Mojo function

shrink_qkv_permute_3mn_sm100

shrink_qkv_permute_3mn_sm100[c_type: DType, c_shape: DimList, a_type: DType, a_shape: DimList, b_type: DType, b_shape: DimList](c_lora: NDBuffer[c_type, 3, MutAnyOrigin, c_shape], a: NDBuffer[a_type, 2, MutAnyOrigin, a_shape], b: NDBuffer[b_type, 3, MutAnyOrigin, b_shape], a_offsets: NDBuffer[DType.uint32, 1, MutAnyOrigin], expert_ids: NDBuffer[DType.int32, 1, MutAnyOrigin], max_num_tokens_per_expert: Int, num_active_experts: Int, ctx: DeviceContext)

LoRA shrink GMM with planar Q/K/V output on SM100.

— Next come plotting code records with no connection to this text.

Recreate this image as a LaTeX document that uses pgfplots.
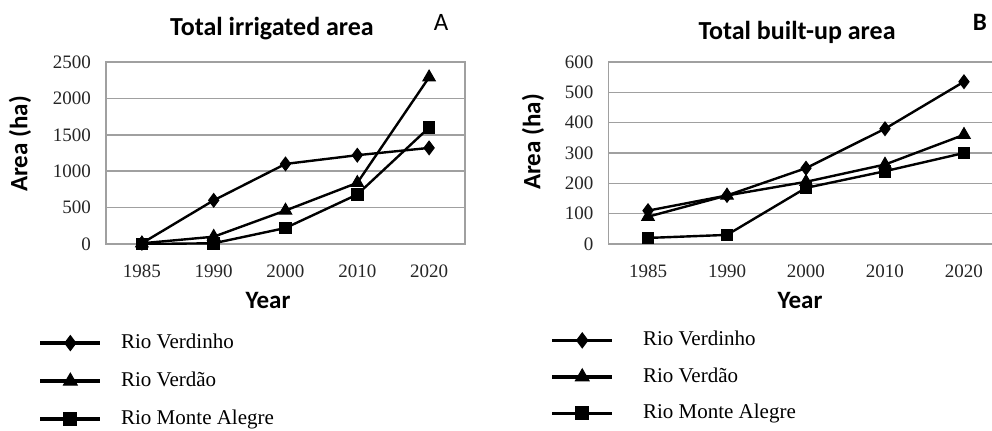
\documentclass[border=0pt]{standalone}
\usepackage{fontspec}
\setmainfont{Liberation Serif}
\newfontfamily\calibri{Carlito}
\usepackage{pgfplots}
\pgfplotsset{compat=1.18}
\definecolor{gridgray}{RGB}{160,160,160}
\pgfplotsset{
  legend image code/.code={\draw[mark repeat=2,mark phase=2,#1,line width=1.8pt,mark options={line width=0.5pt, scale=1.1}] plot coordinates {(0pt,0pt)(15pt,0pt)(30pt,0pt)};},
  base/.style={
    scale only axis, height=91pt,
    xmin=-0.5, xmax=4.5, ymin=0,
    xtick={0,1,2,3,4}, xticklabels={1985,1990,2000,2010,2020},
    major tick length=0pt,
    ymajorgrids, grid style={gridgray, line width=0.75pt},
    axis line style={gridgray, line width=0.75pt},
    tick label style={font=\fontsize{9.5}{10}\selectfont, black!85},
    xticklabel style={yshift=-7pt},
    yticklabel style={xshift=-4pt},
    /pgf/number format/assume math mode=true,
    /pgf/number format/1000 sep={},
    legend cell align=left,
  },
  pl/.style={black, line width=1.2pt, mark options={line width=0.5pt}},
  lsty/.style={legend style={draw=none, fill=none, anchor=north west, inner sep=0pt,
    font=\fontsize{10.5}{12}\selectfont,
    nodes={inner sep=0pt, text height=7.5pt, text depth=2pt},
    row sep=#1}},
}
\begin{document}
\begin{tikzpicture}
\useasboundingbox (0pt,0pt) rectangle (496pt,215pt);
\begin{axis}[base, width=179.5pt, at={(53pt,93pt)}, anchor=south west,
  ymax=2500, ytick={0,500,1000,1500,2000,2500},
  lsty=9.5pt,
  legend style={at={(axis description cs:-0.189,-0.49)}, column sep=9.5pt}]
\addplot[pl, mark=diamond*, mark size=3.4pt] coordinates {(0,10)(1,600)(2,1100)(3,1220)(4,1320)};
\addlegendentry{Rio Verdinho}
\addplot[pl, mark=triangle*, mark size=3.6pt] coordinates {(0,10)(1,100)(2,460)(3,840)(4,2290)};
\addlegendentry{Rio Verdão}
\addplot[pl, mark=square*, mark size=2.9pt] coordinates {(0,0)(1,10)(2,220)(3,680)(4,1600)};
\addlegendentry{Rio Monte Alegre}
\end{axis}
\begin{axis}[base, width=197.5pt, at={(304.25pt,93pt)}, anchor=south west,
  ymax=600, ytick={0,100,200,300,400,500,600},
  lsty=8.75pt,
  legend style={at={(axis description cs:-0.148,-0.475)}, column sep=14.5pt}]
\addplot[pl, mark=diamond*, mark size=3.4pt] coordinates {(0,110)(1,160)(2,250)(3,380)(4,535)};
\addlegendentry{Rio Verdinho}
\addplot[pl, mark=triangle*, mark size=3.6pt] coordinates {(0,90)(1,160)(2,205)(3,262)(4,360)};
\addlegendentry{Rio Verdão}
\addplot[pl, mark=square*, mark size=2.9pt] coordinates {(0,20)(1,30)(2,185)(3,240)(4,300)};
\addlegendentry{Rio Monte Alegre}
\end{axis}
\node[font=\calibri\bfseries\fontsize{13}{15}\selectfont] at (136pt,200.5pt) {Total irrigated area};
\node[font=\calibri\fontsize{12.5}{14}\selectfont] at (220.5pt,204pt) {A};
\node[font=\calibri\bfseries\fontsize{13}{15}\selectfont] at (398.5pt,199pt) {Total built-up area};
\node[font=\calibri\bfseries\fontsize{12.5}{14}\selectfont] at (490pt,204pt) {B};
\node[font=\calibri\bfseries\fontsize{12.5}{14}\selectfont] at (134pt,65pt) {Year};
\node[font=\calibri\bfseries\fontsize{12.5}{14}\selectfont] at (400pt,65pt) {Year};
\node[font=\calibri\bfseries\fontsize{12.5}{14}\selectfont, rotate=90] at (10pt,143pt) {Area (ha)};
\node[font=\calibri\bfseries\fontsize{12.5}{14}\selectfont, rotate=90] at (266.5pt,144pt) {Area (ha)};
\end{tikzpicture}
\end{document}
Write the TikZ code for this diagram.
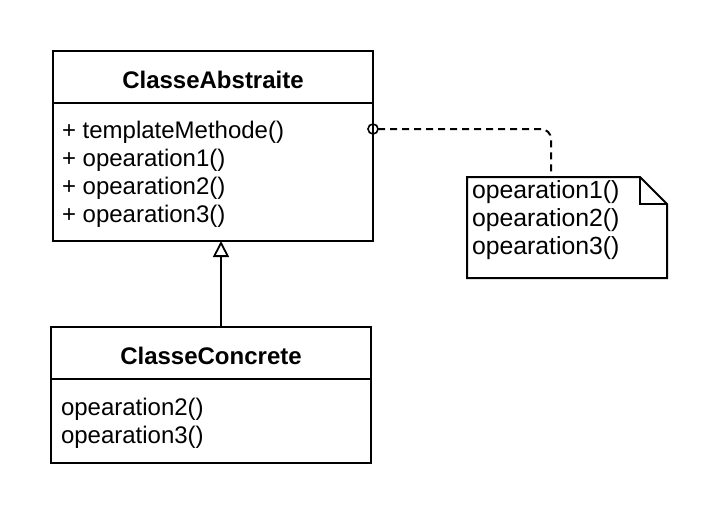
\documentclass[tikz,border=0pt]{standalone}
\usepackage{fontspec}
\setmainfont{Liberation Sans}
\usetikzlibrary{arrows.meta}
\begin{document}
\begin{tikzpicture}[x=1pt,y=-1pt,
  every node/.style={inner sep=0pt, outer sep=0pt},
  classbox/.style={draw, line width=2pt, anchor=north west, minimum width=320pt},
  titletext/.style={anchor=base, font=\fontsize{24}{28}\selectfont\bfseries},
  membertext/.style={anchor=base west, font=\fontsize{24}{28}\selectfont},
  notetext/.style={anchor=base west, font=\fontsize{24.8}{28}\selectfont},
  conn/.style={line width=2pt},
]
\useasboundingbox (0,0) rectangle (718,520);
% abstract class
\node[classbox, minimum height=190pt] (abs) at (53,51) {};
\coordinate (d1) at (53,103);
\draw[line width=2pt] (d1) -- (d1 -| abs.east);
\node[titletext] (t1) at (213,88) {ClasseAbstraite};
\node[membertext] (m1) at (62,138) {+ templateMethode()};
\node[membertext] (m2) at (62,166) {+ opearation1()};
\node[membertext] (m3) at (62,194) {+ opearation2()};
\node[membertext] (m4) at (62,222) {+ opearation3()};
% concrete class
\node[classbox, minimum height=136pt] (conc) at (51,327) {};
\coordinate (d2) at (51,379);
\draw[line width=2pt] (d2) -- (d2 -| conc.east);
\node[titletext] (t2) at (211,364) {ClasseConcrete};
\node[membertext] (c1) at (61,415) {opearation2()};
\node[membertext] (c2) at (61,443) {opearation3()};
% note
\node[anchor=north west, minimum width=200pt, minimum height=101pt] (note) at (467,177) {};
\draw[line width=2pt, line join=miter]
  (note.north west) -- ([xshift=-27pt]note.north east) -- ([yshift=-27pt]note.north east)
  -- (note.south east) -- (note.south west) -- cycle;
\draw[line width=2pt] ([xshift=-27pt]note.north east) |- ([yshift=-27pt]note.north east);
\node[notetext] (n1) at (472,198) {opearation1()};
\node[notetext] (n2) at (472,226) {opearation2()};
\node[notetext] (n3) at (472,254) {opearation3()};
% inheritance
\coordinate (ax) at (221,0);
\draw[conn, -{Triangle[open, length=16pt, width=16pt, line width=1.8pt]}] (conc.north -| ax) -- (abs.south -| ax);
% note connector
\coordinate (cc) at (373,129);
\coordinate (nt) at (551,177);
\draw[line width=1.6pt] (cc) circle (5pt);
\draw[conn, dash pattern=on 7pt off 5pt, rounded corners=10pt] ([xshift=5pt]cc) -| (nt);
\end{tikzpicture}
\end{document}
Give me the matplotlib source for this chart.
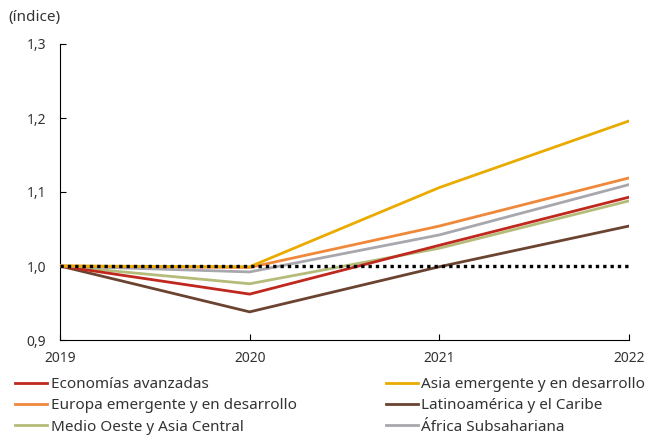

Performs the LoRA 'shrink' grouped matmul for routed tokens: computes [M, K] @ [G, 3N, K]^T per active expert, then permutes the flat [M, 3N] result into a planar layout [3, M, N] (Q, K, V) using an elementwise epilogue, while reusing the same storage.

Constraints:

c_lora must be rank 3 with static first dimension B == 3.
a must be rank 2 with trailing dimension K that matches b[..., K].
b must be rank 3 with shape (G, 3N, K).
The temporary 2D view of c_lora is (M, 3N) in row-major order and aliases the same storage as c_lora.
a_offsets is non-decreasing with a_offsets[0] == 0 and a_offsets[num_active_experts] == M.
expert_ids[i] ∈ [0, G) for valid experts; kernel may treat -1 as inactive.
The epilogue assumes N % vector_width == 0 for aligned vector stores.

Args:

c_lora (NDBuffer): Output tensor with planar Q/K/V layout, shape (3, M, N). Backed by row-major storage, used both as a 3D view and as a temporary 2D view (M, 3N) during compute.
a (NDBuffer): Routed activation matrix, shape (M, K).
b (NDBuffer): Shrink weights per expert, shape (G, 3N, K).
a_offsets (NDBuffer): Inclusive prefix sums of tokens per (active) expert, length (num_experts + 1). Defines per-expert [start, end) in A/C.
expert_ids (NDBuffer): Expert indices for the active groups, length ≥ num_active_experts.
max_num_tokens_per_expert (Int): Upper bound on tokens for any active expert.
num_active_experts (Int): Number of experts participating in this call.
ctx (DeviceContext): DeviceContext used for enqueues and synchronization.